» **To do**: Only the pictures are to be left out; set down the rest of the records exactly.

(Rows from a dataset of charts and code)
▶

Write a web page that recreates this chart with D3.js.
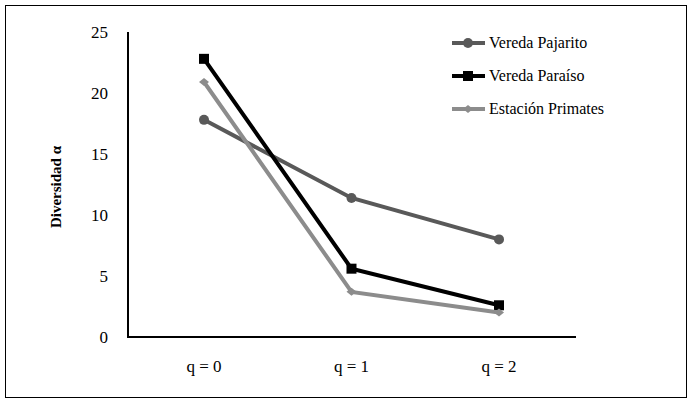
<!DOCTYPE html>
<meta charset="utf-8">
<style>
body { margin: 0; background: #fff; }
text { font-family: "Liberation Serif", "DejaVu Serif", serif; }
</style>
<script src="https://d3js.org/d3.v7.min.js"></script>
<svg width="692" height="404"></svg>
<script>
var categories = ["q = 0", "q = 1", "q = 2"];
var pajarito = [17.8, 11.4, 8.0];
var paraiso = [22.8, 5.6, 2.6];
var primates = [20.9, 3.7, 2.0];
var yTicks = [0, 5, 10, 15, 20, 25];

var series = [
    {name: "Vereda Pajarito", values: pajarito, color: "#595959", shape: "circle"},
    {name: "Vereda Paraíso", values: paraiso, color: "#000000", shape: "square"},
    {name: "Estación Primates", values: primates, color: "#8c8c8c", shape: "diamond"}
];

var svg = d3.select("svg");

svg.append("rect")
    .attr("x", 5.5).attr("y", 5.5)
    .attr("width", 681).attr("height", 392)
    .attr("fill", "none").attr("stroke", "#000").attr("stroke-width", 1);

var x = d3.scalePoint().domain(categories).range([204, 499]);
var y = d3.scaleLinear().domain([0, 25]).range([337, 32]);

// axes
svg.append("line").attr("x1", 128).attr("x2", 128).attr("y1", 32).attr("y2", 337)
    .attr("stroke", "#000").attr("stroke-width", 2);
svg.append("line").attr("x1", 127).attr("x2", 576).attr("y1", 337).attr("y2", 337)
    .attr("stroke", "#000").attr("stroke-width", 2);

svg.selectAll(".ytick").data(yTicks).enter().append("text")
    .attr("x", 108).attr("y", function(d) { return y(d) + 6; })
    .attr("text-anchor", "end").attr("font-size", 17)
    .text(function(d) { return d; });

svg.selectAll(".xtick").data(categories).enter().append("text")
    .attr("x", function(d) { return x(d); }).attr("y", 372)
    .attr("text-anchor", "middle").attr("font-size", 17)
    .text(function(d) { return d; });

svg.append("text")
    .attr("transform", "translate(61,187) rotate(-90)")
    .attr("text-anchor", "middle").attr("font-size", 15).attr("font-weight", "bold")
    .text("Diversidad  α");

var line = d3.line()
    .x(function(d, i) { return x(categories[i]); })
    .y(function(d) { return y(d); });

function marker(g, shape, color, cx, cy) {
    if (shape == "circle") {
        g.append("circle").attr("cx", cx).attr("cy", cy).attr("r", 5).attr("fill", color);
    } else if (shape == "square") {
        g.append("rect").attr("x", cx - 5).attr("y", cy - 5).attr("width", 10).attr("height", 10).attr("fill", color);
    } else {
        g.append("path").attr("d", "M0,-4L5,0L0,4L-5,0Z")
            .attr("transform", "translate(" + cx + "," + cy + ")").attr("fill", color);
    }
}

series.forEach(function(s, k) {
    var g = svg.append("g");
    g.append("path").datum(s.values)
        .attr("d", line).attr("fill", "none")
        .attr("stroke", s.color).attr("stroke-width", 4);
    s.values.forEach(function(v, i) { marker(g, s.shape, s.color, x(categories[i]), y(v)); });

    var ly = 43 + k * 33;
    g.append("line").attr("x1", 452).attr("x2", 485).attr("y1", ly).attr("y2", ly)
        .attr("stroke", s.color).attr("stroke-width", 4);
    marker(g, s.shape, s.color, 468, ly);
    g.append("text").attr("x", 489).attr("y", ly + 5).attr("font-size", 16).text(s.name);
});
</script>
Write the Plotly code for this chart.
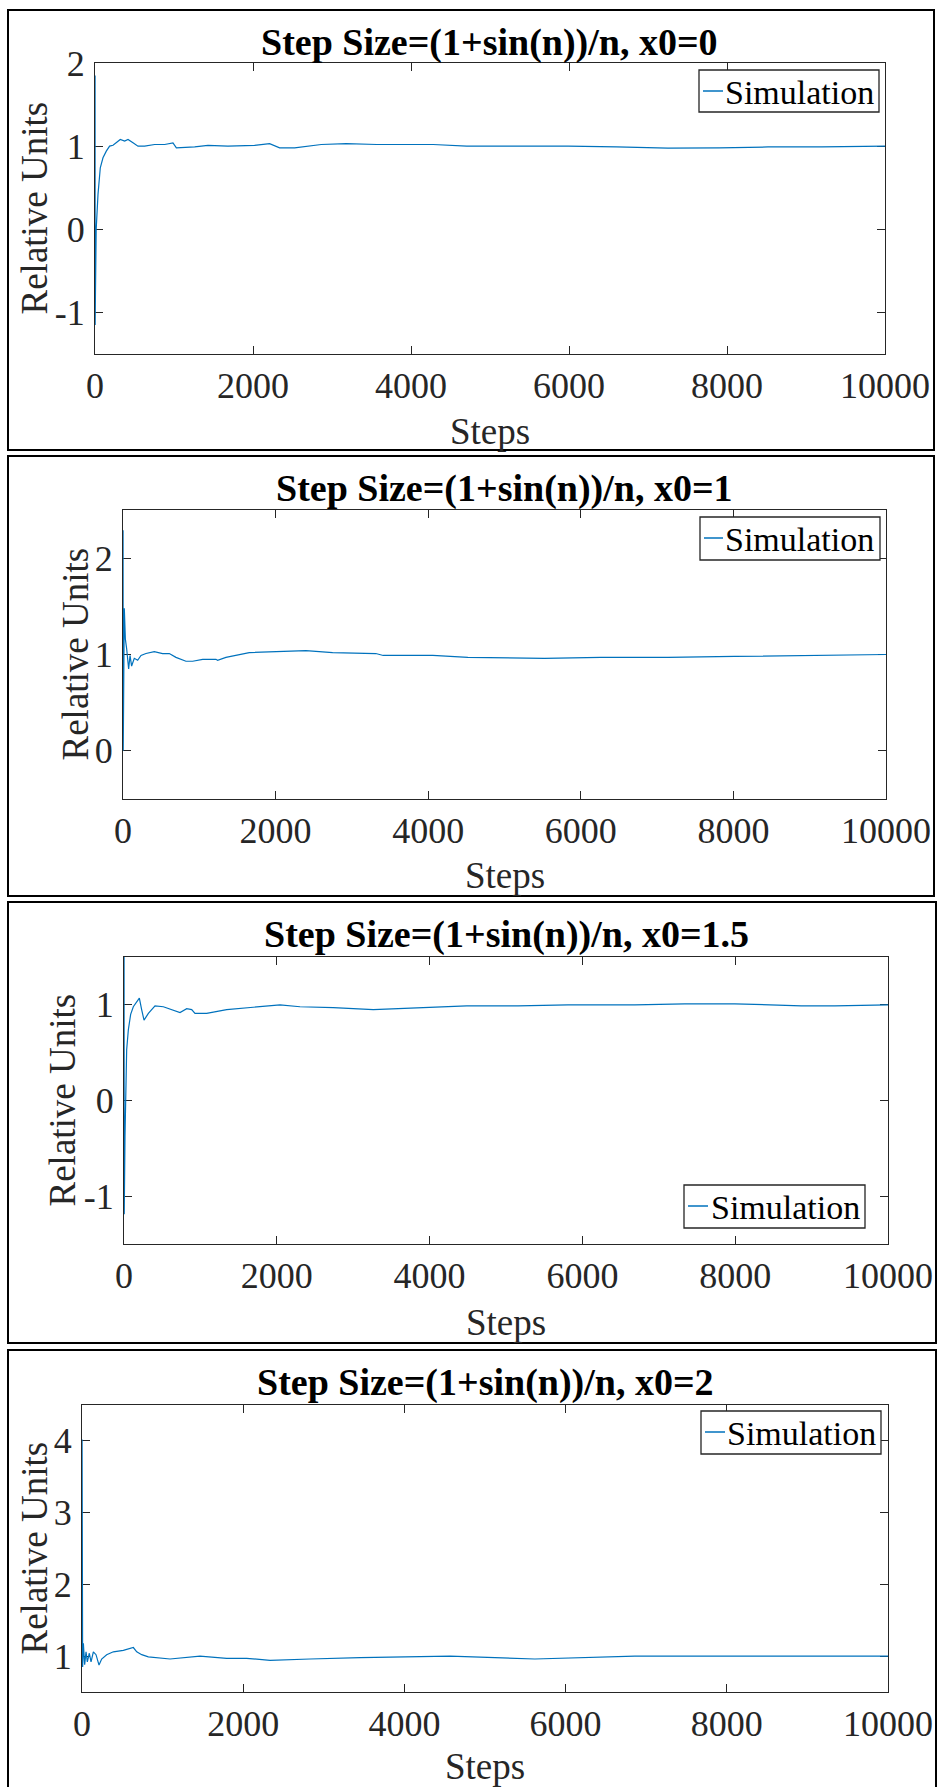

◀

» **Final result**:
Write a web page that recreates this chart with D3.js.
<!DOCTYPE html>
<meta charset="utf-8">
<style>
body { margin: 0; background: #fff; }
text { font-family: "Liberation Serif", "DejaVu Serif", serif; }
</style>
<script src="https://d3js.org/d3.v7.min.js"></script>
<svg width="692" height="404"></svg>
<script>
var categories = ["q = 0", "q = 1", "q = 2"];
var pajarito = [17.8, 11.4, 8.0];
var paraiso = [22.8, 5.6, 2.6];
var primates = [20.9, 3.7, 2.0];
var yTicks = [0, 5, 10, 15, 20, 25];

var series = [
    {name: "Vereda Pajarito", values: pajarito, color: "#595959", shape: "circle"},
    {name: "Vereda Paraíso", values: paraiso, color: "#000000", shape: "square"},
    {name: "Estación Primates", values: primates, color: "#8c8c8c", shape: "diamond"}
];

var svg = d3.select("svg");

svg.append("rect")
    .attr("x", 5.5).attr("y", 5.5)
    .attr("width", 681).attr("height", 392)
    .attr("fill", "none").attr("stroke", "#000").attr("stroke-width", 1);

var x = d3.scalePoint().domain(categories).range([204, 499]);
var y = d3.scaleLinear().domain([0, 25]).range([337, 32]);

// axes
svg.append("line").attr("x1", 128).attr("x2", 128).attr("y1", 32).attr("y2", 337)
    .attr("stroke", "#000").attr("stroke-width", 2);
svg.append("line").attr("x1", 127).attr("x2", 576).attr("y1", 337).attr("y2", 337)
    .attr("stroke", "#000").attr("stroke-width", 2);

svg.selectAll(".ytick").data(yTicks).enter().append("text")
    .attr("x", 108).attr("y", function(d) { return y(d) + 6; })
    .attr("text-anchor", "end").attr("font-size", 17)
    .text(function(d) { return d; });

svg.selectAll(".xtick").data(categories).enter().append("text")
    .attr("x", function(d) { return x(d); }).attr("y", 372)
    .attr("text-anchor", "middle").attr("font-size", 17)
    .text(function(d) { return d; });

svg.append("text")
    .attr("transform", "translate(61,187) rotate(-90)")
    .attr("text-anchor", "middle").attr("font-size", 15).attr("font-weight", "bold")
    .text("Diversidad  α");

var line = d3.line()
    .x(function(d, i) { return x(categories[i]); })
    .y(function(d) { return y(d); });

function marker(g, shape, color, cx, cy) {
    if (shape == "circle") {
        g.append("circle").attr("cx", cx).attr("cy", cy).attr("r", 5).attr("fill", color);
    } else if (shape == "square") {
        g.append("rect").attr("x", cx - 5).attr("y", cy - 5).attr("width", 10).attr("height", 10).attr("fill", color);
    } else {
        g.append("path").attr("d", "M0,-4L5,0L0,4L-5,0Z")
            .attr("transform", "translate(" + cx + "," + cy + ")").attr("fill", color);
    }
}

series.forEach(function(s, k) {
    var g = svg.append("g");
    g.append("path").datum(s.values)
        .attr("d", line).attr("fill", "none")
        .attr("stroke", s.color).attr("stroke-width", 4);
    s.values.forEach(function(v, i) { marker(g, s.shape, s.color, x(categories[i]), y(v)); });

    var ly = 43 + k * 33;
    g.append("line").attr("x1", 452).attr("x2", 485).attr("y1", ly).attr("y2", ly)
        .attr("stroke", s.color).attr("stroke-width", 4);
    marker(g, s.shape, s.color, 468, ly);
    g.append("text").attr("x", 489).attr("y", ly + 5).attr("font-size", 16).text(s.name);
});
</script>
Write the Plotly code for this chart.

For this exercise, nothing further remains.